Scratch / 子供向けプログラミングスクールや小学校教育で採用されることの多い、入門用プログラミング環境

– 子供たちの音楽に対する感性への驚き

 88鍵キーボードに、子供たちに録音してもらった音を当てはめ、キーボードを押すと音が鳴る、という体験方法をとった。事前想定では、音に興味が薄い子でも「ボタンを押せば音が鳴る」「色々な操作を探索できる」玩具的な面白さで注意喚起できないかと考えていたが、どの子も積極的に音を出すことを楽しんでくれていたように見受けられた。

「子供たちからどの程度の関与が期待できるか」の経験蓄積が子供向けワークショップ運営では極めて重要と理解した。ここから、事前に想定される関与度に合わせた体験設計が可能と考えた。絵を描く、体を動かすなど日常生活の延長線上にある体験は、誰もが参加可能な、敷居の低いものと位置付けられる。一方で、訓練を受けた子ども、特定分野に興味を持っている子供むけの、より高度なワークショップの可能性も探りたい。アート教育への誘導や人材開発の観点からも有用性を作り出せそうで、民間事業者や教育機関との連携も可能性があると考える。

2.現場の課題点

 –  セッティングの大変さ

 コンピュータ、キーボードを含むPAシステムを現地で構築するのはかなり困難だった。忘れ物、現地で不足に気付いた物などが続出。 

 一般のコンサート等では、専門業者と綿密な打ち合わせの上、遂行されるプロセスであることを強く自覚し、少人数で実現するための工夫が必要だと思った。
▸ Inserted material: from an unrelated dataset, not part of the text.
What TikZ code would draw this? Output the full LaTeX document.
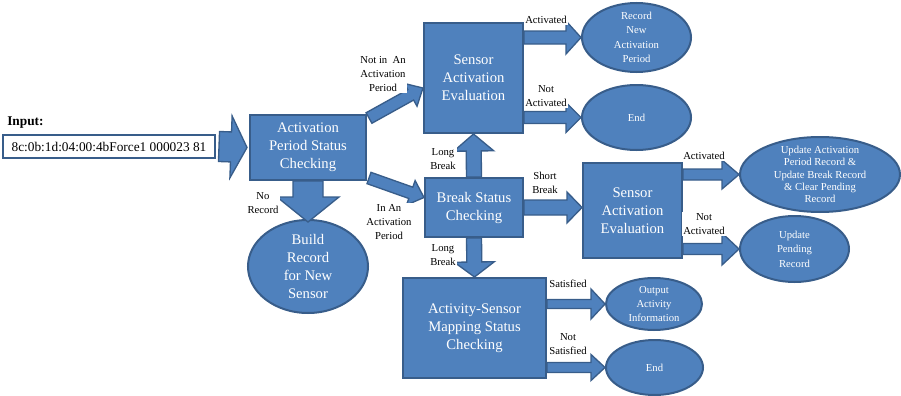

機材のセッティングシート作成、ケーブルの本数に至るまで必要機材の把握、事前に会場のレイアウト検討、等々、現場設営をスムーズに進められる工夫をしたい。

 – たっぷりとした体験時間の確保

 子供たち一人ひとりが心ゆくまで音を堪能し、自分の好きな音を選ぶ…というプロセスを実現したかったが、時間的・空間的制約から実現できなかった。

 「自分が出した音を味わう」という経験は、学校内での集団的音楽教育に足りない、重要な1ピースであると考える。たとえば坂本龍一氏は「Dメジャーセブンスの和音を気に入って一日中ピアノから音を出して聞き入っていた」経験を語っており、私自身としても、幼児の頃「地下駐車場で反響する自分の靴音を面白く感じた」という体験が音楽家になるための強いきっかけとなっている。自分と音だけがある空間で、気に入った音にひたむきに向き合える環境づくりが、子どもの音楽教育では非常に重要と考えた。

 そのために必要なのは、たっぷりとした時間と、静寂の中で自分だけが音を出せる空間である。個人的には、限られた音楽的才能のある子供だけでなく、幅広い子供に対してアートの面白さに気づいてもらう契機にできると考える。

 今後音のワークショップを行う機会があれば、限られた時間と空間の中で何ができるか、だけではなく、有意義な体験を作り出すにはどの程度の規模の時間と空間が必要か、から逆算した体験設計を考えてみたい。

3.今後に向けて(まとめ)

1.参加者のターゲティング

2.「子供たちがどの程度関与できるか」を予測・分析

3.時間的、空間的リソースの確保

4.上記を踏まえた体験設計

5.綿密な事前準備(機材、会場設営)

上記プロセスが音のワークショップにおいて重要になると考えた。

機会があれば、さらなる体験価値を提供できるよう挑戦したい。